The group was traveling between the towns of Silverton and Ophir, near an area locally known as The Nose, when a "large avalanche" was triggered on a northeast-facing slope around 11,500 feet in elevation, according to the report.
CAIC officials said four of the seven skiers were "caught, carried, and fully buried in the debris," but the group later recovered one of them with minor injuries.
However, the other three skiers were never found, which prompted search and rescue operations to start and carry into the night, the report stated.
On Tuesday evening, search efforts were suspended due to "an avalanche hazard," according to the CAIC, which also shared a photo of the overview of the accident site.
The San Juan County Office of Emergency Management confirmed in a Facebook statement that the recovery mission was paused due to "considerable danger" and "hazardous conditions."

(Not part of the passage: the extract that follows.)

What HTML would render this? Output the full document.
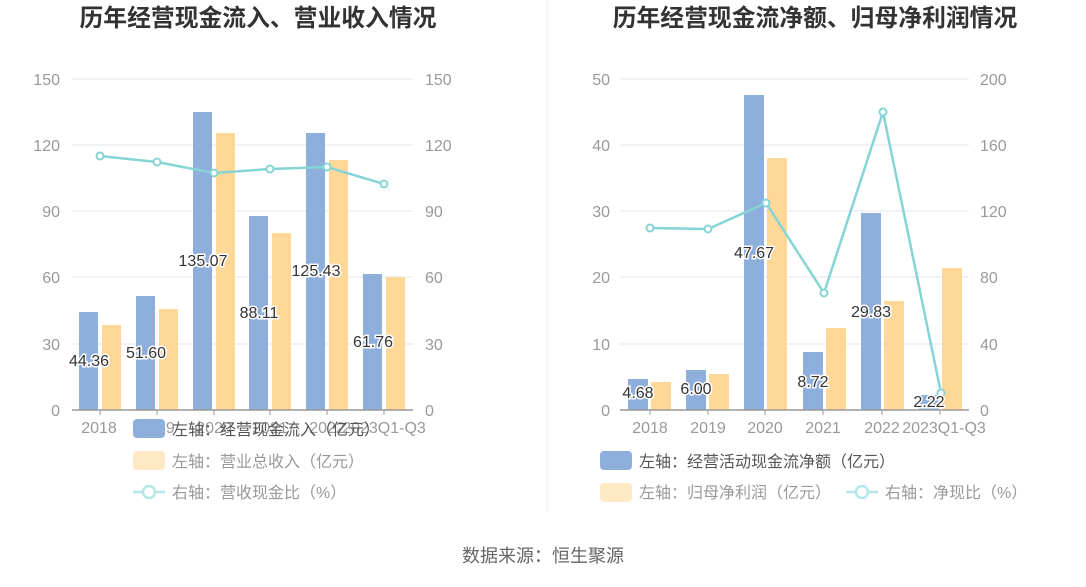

"Due to the unstable snowpack, we are experiencing natural and mitigated avalanche activity," the statement read. "Therefore, the recovery mission of the three missing skiers was suspended until the avalanche conditions are stable and first responders can re-enter the dangerous terrain of the avalanche accident site."
By Wednesday, search and rescue teams were able to continue on with their recovery efforts, the San Juan County Office of Emergency Management announced.
According to San Juan County officials, the identity of the three skiers is still pending per the San Juan County Coroner's Office investigation.
While they continue search efforts, Colorado authorities are reminding people about the risks of avalanches — similar to how they did back in December after a series of avalanches killed three skiers in Colorado over a singular weekend.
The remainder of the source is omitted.